Does neither one of these types really describe you as a gardener? Never fear, there are many variations of gardening styles!
There is the lucky person who gardens almost by accident. You are a Zen Gardener, who doesn’t know how it works, but it really works for you. The plants you put in don’t have a lot of attention, and you put them in whatever space is available, but they thrive and bloom in abundance. You water when you remember it, you don’t use fertilizer, and you
still have a garden that is the envy of your neighbors.
Do you love color in your garden? Color is everywhere, and it doesn’t matter if the blooms clash or harmonize. You are an Artistic Gardener who fills garden beds with plants that are in luscious bloom from season’s beginning to season’s end. Climbing roses, flowering shrubs, ground covers, annuals and perennials – all these contribute to the Riot
of Color in your garden. You add more splashes of color with garden art, and there are mobiles and chimes that give a soothing aspect to your garden environment.
If you choose plants and shrubs according to how they will provide for your feathery and furry friends, you are a Friendly Gardener.

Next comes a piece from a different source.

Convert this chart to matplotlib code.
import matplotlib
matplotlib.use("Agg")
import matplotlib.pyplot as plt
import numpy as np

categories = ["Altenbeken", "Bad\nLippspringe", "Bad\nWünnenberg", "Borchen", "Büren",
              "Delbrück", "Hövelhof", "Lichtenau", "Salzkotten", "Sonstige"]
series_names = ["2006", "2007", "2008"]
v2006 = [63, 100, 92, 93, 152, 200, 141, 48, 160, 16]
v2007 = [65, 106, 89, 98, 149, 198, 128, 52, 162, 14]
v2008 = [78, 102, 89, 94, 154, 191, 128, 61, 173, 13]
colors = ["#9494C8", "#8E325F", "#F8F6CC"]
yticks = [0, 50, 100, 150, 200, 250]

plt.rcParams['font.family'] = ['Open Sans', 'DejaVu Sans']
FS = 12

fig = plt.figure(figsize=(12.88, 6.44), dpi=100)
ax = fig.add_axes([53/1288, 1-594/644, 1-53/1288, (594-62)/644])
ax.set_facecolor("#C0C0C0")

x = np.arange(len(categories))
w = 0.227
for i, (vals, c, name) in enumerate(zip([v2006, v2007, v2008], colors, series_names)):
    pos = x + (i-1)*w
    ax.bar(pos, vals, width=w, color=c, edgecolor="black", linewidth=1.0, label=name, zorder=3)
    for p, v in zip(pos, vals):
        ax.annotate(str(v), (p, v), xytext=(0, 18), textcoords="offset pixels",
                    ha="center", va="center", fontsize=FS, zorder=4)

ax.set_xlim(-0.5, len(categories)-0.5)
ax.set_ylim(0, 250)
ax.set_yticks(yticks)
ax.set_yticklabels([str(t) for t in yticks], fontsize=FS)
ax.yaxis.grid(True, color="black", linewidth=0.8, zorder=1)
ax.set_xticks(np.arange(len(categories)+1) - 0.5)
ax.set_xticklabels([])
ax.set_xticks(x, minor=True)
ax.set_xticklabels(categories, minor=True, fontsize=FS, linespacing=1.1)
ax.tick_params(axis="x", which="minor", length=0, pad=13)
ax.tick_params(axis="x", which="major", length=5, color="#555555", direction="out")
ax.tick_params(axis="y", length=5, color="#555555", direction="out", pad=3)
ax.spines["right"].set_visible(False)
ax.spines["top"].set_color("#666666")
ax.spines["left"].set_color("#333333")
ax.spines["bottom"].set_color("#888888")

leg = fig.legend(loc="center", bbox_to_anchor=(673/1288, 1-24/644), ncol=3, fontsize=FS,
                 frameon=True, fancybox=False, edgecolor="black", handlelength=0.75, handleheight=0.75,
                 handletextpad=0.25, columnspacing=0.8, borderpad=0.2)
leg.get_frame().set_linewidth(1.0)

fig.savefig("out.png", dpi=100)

Your garden plan is focused on the birds, bees, and fauna that inhabit your environment. You select native plants for food and cover, and include a water feature in your garden. The plants in your garden are chosen to
attract beneficial creatures. You watch for the arrival of birds, butterflies, hummingbirds and pollinators each year, and you get really excited when you discover a Praying Mantis egg sack or a Monarch chrysalis!
There are people who love to study the nursery catalogues each year, searching for something to add to their gardens – and it’s got to be NEW. If this is you, you are an Experimental Gardener, and you aren’t happy unless you find something that will add an exotic and exciting punch to your garden beds. Even in our Zone 6b environment in southern
Pennsylvania, you have the knack of finding something from a tropical or more temperate climate that will happily thrive in your garden.

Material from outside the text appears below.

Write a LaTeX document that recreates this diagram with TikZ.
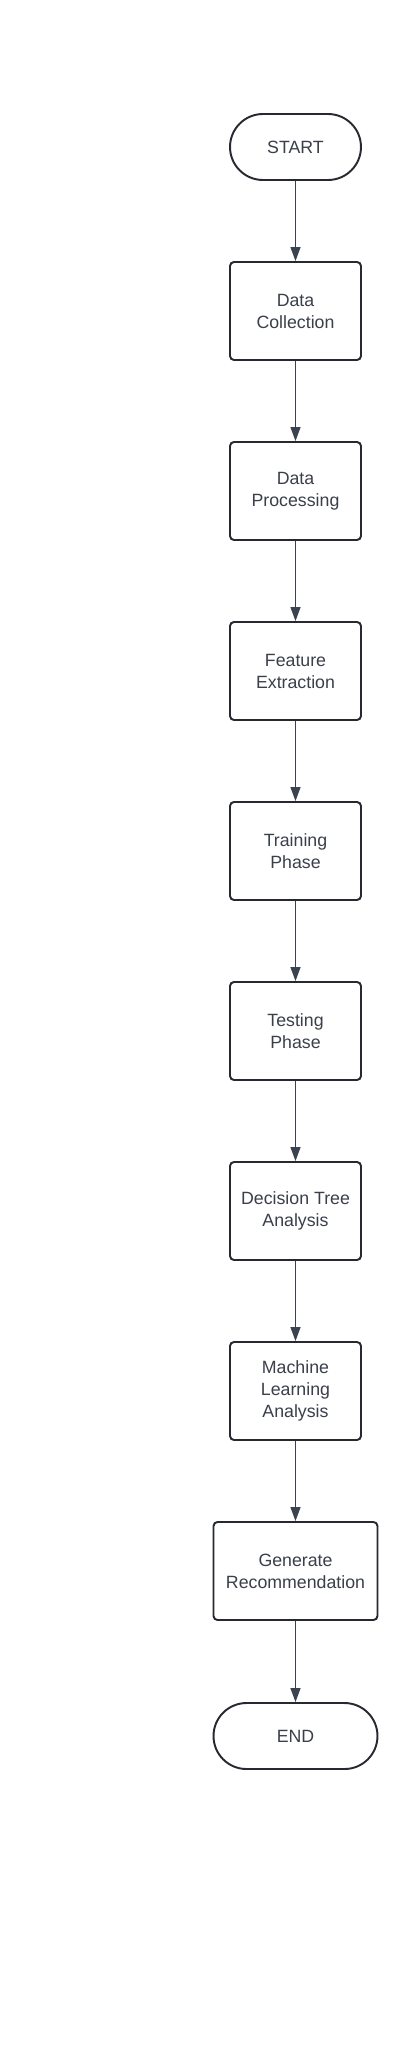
\documentclass[tikz,border=0pt]{standalone}
\usepackage{fontspec}
\setmainfont{Liberation Sans}
\usepackage{xcolor}
\usetikzlibrary{arrows.meta}

\definecolor{txtgray}{HTML}{3A3F4A}
\definecolor{edgegray}{HTML}{262A30}
\definecolor{linegray}{HTML}{3B4250}

\tikzset{
    stepbox/.style={draw=edgegray, line width=1.1pt, rounded corners=0.08cm,
        minimum width=2.62cm, minimum height=1.96cm, align=center,
        text=txtgray, font=\fontsize{10.1}{12.5}\selectfont, inner sep=0pt},
    widebox/.style={stepbox, minimum width=3.28cm},
    termbox/.style={stepbox, rounded corners=0.66cm, minimum height=1.32cm},
    flow/.style={draw=linegray, line width=0.7pt,
        -{Triangle[length=0.28cm, width=0.2cm]}}
}

\begin{document}
\begin{tikzpicture}[x=0.02cm, y=-0.02cm]
    \useasboundingbox[fill=white] (0,0) rectangle (410,2048);

    %% terminals
    \node[termbox] (start) at (295.5,147)  {START};
    \node[termbox, minimum width=3.28cm] (end) at (295.5,1736) {END};

    %% steps
    \node[stepbox] (collect)  at (295.5,311)  {Data\\Collection};
    \node[stepbox] (process)  at (295.5,491)  {Data\\Processing};
    \node[stepbox] (extract)  at (295.5,671)  {Feature\\Extraction};
    \node[stepbox] (train)    at (295.5,851)  {Training\\Phase};
    \node[stepbox] (test)     at (295.5,1031) {Testing\\Phase};
    \node[stepbox] (dtree)    at (295.5,1211) {Decision Tree\\Analysis};
    \node[stepbox] (mlearn)   at (295.5,1391) {Machine\\Learning\\Analysis};
    \node[widebox] (recomm)   at (295.5,1571) {Generate\\Recommendation};

    %% arrows
    \draw[flow] (start)   -- (collect);
    \draw[flow] (collect) -- (process);
    \draw[flow] (process) -- (extract);
    \draw[flow] (extract) -- (train);
    \draw[flow] (train)   -- (test);
    \draw[flow] (test)    -- (dtree);
    \draw[flow] (dtree)   -- (mlearn);
    \draw[flow] (mlearn)  -- (recomm);
    \draw[flow] (recomm)  -- (end);
\end{tikzpicture}
\end{document}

But what if you don’t have a garden? If a small patio or balcony is as close as you can get to nature, then you might be a Container Gardener. You use containers large and small, on shelves or stands, draped over the railing, and perched on tables to brighten your outdoor environment. Shade or sun, it doesn’t matter, you have found a way to enjoy
green, growing and colorful plants.
The apartment dweller may also need growing things around them, and if this describes you, you are an Indoor Gardener. House plants are your salvation and your joy, and you have a wide variety of foliage and flowering plants. If you are fortunate, you have a large window that gives just the right kind of light for your plants, and they give you
color, beauty and interest all year long. You have the added benefit of your plants’ aspiration to improve the air quality of your home.

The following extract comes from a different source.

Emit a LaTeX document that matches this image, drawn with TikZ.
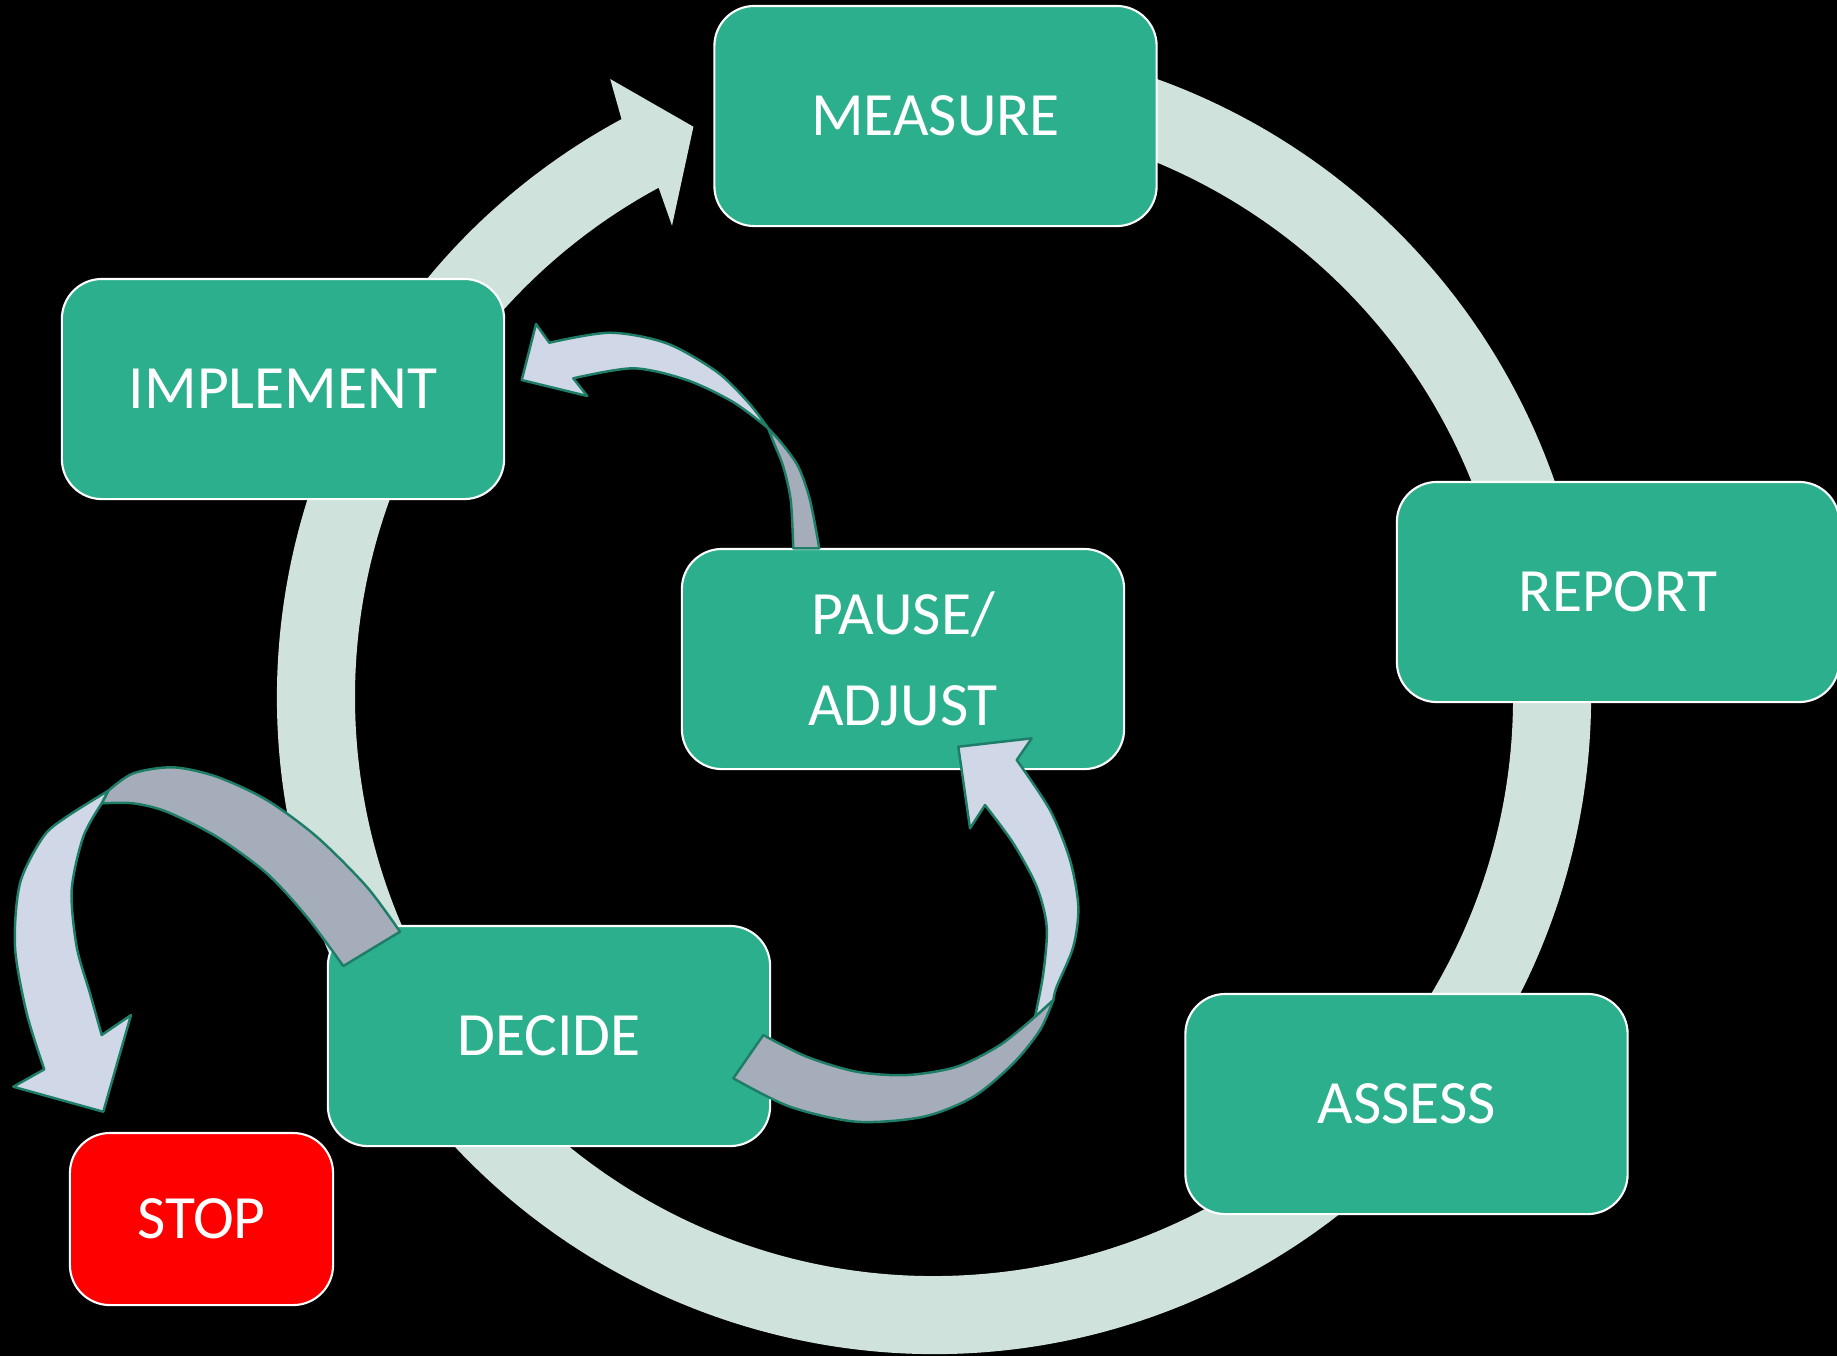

You might be thinking right now, "None of these describes me – I kill everything I touch." Then you are most likely a Desperate Gardener, who, in spite of failures, keeps on trying! Rest assured there are plants out there that will grow and prosper in your garden no matter what you do to them. Don’t give up, and one day you will meet up with the
right plants, and you will be hooked for life.
Did you find a little bit of yourself in one or two or more of these descriptions? Then you, my friend, really are a Gardener!